**** INFORMATION SUPPLIED

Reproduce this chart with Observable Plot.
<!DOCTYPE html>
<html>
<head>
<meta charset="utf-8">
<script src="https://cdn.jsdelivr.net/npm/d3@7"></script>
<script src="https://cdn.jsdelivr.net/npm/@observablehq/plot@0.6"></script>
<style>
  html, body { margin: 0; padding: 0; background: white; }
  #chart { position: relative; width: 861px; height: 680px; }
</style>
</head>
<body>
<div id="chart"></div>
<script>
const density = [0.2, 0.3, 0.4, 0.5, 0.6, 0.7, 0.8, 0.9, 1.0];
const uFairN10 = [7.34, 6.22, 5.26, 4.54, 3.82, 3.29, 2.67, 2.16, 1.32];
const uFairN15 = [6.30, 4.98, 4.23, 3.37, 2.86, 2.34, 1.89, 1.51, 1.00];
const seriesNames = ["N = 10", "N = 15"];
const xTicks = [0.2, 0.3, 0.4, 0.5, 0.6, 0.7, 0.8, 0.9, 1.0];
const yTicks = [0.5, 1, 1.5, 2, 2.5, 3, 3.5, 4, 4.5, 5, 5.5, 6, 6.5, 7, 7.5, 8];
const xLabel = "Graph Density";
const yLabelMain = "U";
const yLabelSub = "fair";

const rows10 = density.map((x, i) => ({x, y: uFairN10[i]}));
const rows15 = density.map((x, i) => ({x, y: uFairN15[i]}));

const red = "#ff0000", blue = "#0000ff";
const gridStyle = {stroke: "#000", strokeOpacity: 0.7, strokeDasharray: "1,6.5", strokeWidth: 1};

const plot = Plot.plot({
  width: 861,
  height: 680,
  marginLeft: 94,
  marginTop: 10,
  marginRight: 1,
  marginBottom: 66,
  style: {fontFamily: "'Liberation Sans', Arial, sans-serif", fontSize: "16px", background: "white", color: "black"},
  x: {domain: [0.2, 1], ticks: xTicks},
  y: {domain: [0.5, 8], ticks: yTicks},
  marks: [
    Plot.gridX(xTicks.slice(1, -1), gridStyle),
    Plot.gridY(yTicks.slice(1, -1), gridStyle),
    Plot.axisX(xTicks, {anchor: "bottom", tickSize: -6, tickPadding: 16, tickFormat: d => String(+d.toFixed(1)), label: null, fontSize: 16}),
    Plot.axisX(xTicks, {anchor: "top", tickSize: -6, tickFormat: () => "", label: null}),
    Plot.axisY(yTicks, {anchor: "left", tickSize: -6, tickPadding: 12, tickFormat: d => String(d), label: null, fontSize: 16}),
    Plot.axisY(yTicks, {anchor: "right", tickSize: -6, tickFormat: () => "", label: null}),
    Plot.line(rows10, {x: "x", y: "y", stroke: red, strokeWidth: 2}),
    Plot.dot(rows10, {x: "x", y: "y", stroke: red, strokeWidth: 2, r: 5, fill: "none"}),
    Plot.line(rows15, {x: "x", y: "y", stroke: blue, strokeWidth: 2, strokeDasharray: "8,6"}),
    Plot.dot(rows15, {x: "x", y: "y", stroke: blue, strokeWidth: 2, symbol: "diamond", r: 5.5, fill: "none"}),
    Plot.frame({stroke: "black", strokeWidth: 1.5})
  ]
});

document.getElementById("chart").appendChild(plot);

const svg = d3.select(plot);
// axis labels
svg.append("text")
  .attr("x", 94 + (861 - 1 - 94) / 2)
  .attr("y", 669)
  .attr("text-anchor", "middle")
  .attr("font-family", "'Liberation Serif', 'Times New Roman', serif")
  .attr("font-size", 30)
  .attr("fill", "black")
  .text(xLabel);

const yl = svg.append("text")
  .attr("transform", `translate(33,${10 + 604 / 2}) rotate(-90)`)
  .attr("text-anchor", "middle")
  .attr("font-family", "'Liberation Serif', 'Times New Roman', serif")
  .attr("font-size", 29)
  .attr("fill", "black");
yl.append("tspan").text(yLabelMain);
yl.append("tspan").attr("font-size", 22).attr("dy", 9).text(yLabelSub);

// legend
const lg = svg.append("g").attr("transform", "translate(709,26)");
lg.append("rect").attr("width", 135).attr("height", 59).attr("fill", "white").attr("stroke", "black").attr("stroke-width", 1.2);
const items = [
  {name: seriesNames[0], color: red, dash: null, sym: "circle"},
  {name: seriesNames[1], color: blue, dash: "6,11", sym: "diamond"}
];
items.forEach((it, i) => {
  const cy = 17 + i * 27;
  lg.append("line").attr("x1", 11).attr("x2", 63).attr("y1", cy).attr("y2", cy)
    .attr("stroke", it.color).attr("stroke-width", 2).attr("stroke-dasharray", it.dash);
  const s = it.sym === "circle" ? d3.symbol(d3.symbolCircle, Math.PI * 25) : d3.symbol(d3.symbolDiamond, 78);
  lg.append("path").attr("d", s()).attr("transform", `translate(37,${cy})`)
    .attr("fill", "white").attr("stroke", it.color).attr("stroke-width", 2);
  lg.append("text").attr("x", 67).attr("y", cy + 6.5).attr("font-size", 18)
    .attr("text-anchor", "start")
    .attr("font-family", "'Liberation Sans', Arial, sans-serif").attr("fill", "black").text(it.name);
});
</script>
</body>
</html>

********

**INSTRUCTION**: Reproduce the full listing above, character for character.

**SOLUTION FOR THIS EXERCISE**:
Reproduce this chart with Observable Plot.
<!DOCTYPE html>
<html>
<head>
<meta charset="utf-8">
<script src="https://cdn.jsdelivr.net/npm/d3@7"></script>
<script src="https://cdn.jsdelivr.net/npm/@observablehq/plot@0.6"></script>
<style>
  html, body { margin: 0; padding: 0; background: white; }
  #chart { position: relative; width: 861px; height: 680px; }
</style>
</head>
<body>
<div id="chart"></div>
<script>
const density = [0.2, 0.3, 0.4, 0.5, 0.6, 0.7, 0.8, 0.9, 1.0];
const uFairN10 = [7.34, 6.22, 5.26, 4.54, 3.82, 3.29, 2.67, 2.16, 1.32];
const uFairN15 = [6.30, 4.98, 4.23, 3.37, 2.86, 2.34, 1.89, 1.51, 1.00];
const seriesNames = ["N = 10", "N = 15"];
const xTicks = [0.2, 0.3, 0.4, 0.5, 0.6, 0.7, 0.8, 0.9, 1.0];
const yTicks = [0.5, 1, 1.5, 2, 2.5, 3, 3.5, 4, 4.5, 5, 5.5, 6, 6.5, 7, 7.5, 8];
const xLabel = "Graph Density";
const yLabelMain = "U";
const yLabelSub = "fair";

const rows10 = density.map((x, i) => ({x, y: uFairN10[i]}));
const rows15 = density.map((x, i) => ({x, y: uFairN15[i]}));

const red = "#ff0000", blue = "#0000ff";
const gridStyle = {stroke: "#000", strokeOpacity: 0.7, strokeDasharray: "1,6.5", strokeWidth: 1};

const plot = Plot.plot({
  width: 861,
  height: 680,
  marginLeft: 94,
  marginTop: 10,
  marginRight: 1,
  marginBottom: 66,
  style: {fontFamily: "'Liberation Sans', Arial, sans-serif", fontSize: "16px", background: "white", color: "black"},
  x: {domain: [0.2, 1], ticks: xTicks},
  y: {domain: [0.5, 8], ticks: yTicks},
  marks: [
    Plot.gridX(xTicks.slice(1, -1), gridStyle),
    Plot.gridY(yTicks.slice(1, -1), gridStyle),
    Plot.axisX(xTicks, {anchor: "bottom", tickSize: -6, tickPadding: 16, tickFormat: d => String(+d.toFixed(1)), label: null, fontSize: 16}),
    Plot.axisX(xTicks, {anchor: "top", tickSize: -6, tickFormat: () => "", label: null}),
    Plot.axisY(yTicks, {anchor: "left", tickSize: -6, tickPadding: 12, tickFormat: d => String(d), label: null, fontSize: 16}),
    Plot.axisY(yTicks, {anchor: "right", tickSize: -6, tickFormat: () => "", label: null}),
    Plot.line(rows10, {x: "x", y: "y", stroke: red, strokeWidth: 2}),
    Plot.dot(rows10, {x: "x", y: "y", stroke: red, strokeWidth: 2, r: 5, fill: "none"}),
    Plot.line(rows15, {x: "x", y: "y", stroke: blue, strokeWidth: 2, strokeDasharray: "8,6"}),
    Plot.dot(rows15, {x: "x", y: "y", stroke: blue, strokeWidth: 2, symbol: "diamond", r: 5.5, fill: "none"}),
    Plot.frame({stroke: "black", strokeWidth: 1.5})
  ]
});

document.getElementById("chart").appendChild(plot);

const svg = d3.select(plot);
// axis labels
svg.append("text")
  .attr("x", 94 + (861 - 1 - 94) / 2)
  .attr("y", 669)
  .attr("text-anchor", "middle")
  .attr("font-family", "'Liberation Serif', 'Times New Roman', serif")
  .attr("font-size", 30)
  .attr("fill", "black")
  .text(xLabel);

const yl = svg.append("text")
  .attr("transform", `translate(33,${10 + 604 / 2}) rotate(-90)`)
  .attr("text-anchor", "middle")
  .attr("font-family", "'Liberation Serif', 'Times New Roman', serif")
  .attr("font-size", 29)
  .attr("fill", "black");
yl.append("tspan").text(yLabelMain);
yl.append("tspan").attr("font-size", 22).attr("dy", 9).text(yLabelSub);

// legend
const lg = svg.append("g").attr("transform", "translate(709,26)");
lg.append("rect").attr("width", 135).attr("height", 59).attr("fill", "white").attr("stroke", "black").attr("stroke-width", 1.2);
const items = [
  {name: seriesNames[0], color: red, dash: null, sym: "circle"},
  {name: seriesNames[1], color: blue, dash: "6,11", sym: "diamond"}
];
items.forEach((it, i) => {
  const cy = 17 + i * 27;
  lg.append("line").attr("x1", 11).attr("x2", 63).attr("y1", cy).attr("y2", cy)
    .attr("stroke", it.color).attr("stroke-width", 2).attr("stroke-dasharray", it.dash);
  const s = it.sym === "circle" ? d3.symbol(d3.symbolCircle, Math.PI * 25) : d3.symbol(d3.symbolDiamond, 78);
  lg.append("path").attr("d", s()).attr("transform", `translate(37,${cy})`)
    .attr("fill", "white").attr("stroke", it.color).attr("stroke-width", 2);
  lg.append("text").attr("x", 67).attr("y", cy + 6.5).attr("font-size", 18)
    .attr("text-anchor", "start")
    .attr("font-family", "'Liberation Sans', Arial, sans-serif").attr("fill", "black").text(it.name);
});
</script>
</body>
</html>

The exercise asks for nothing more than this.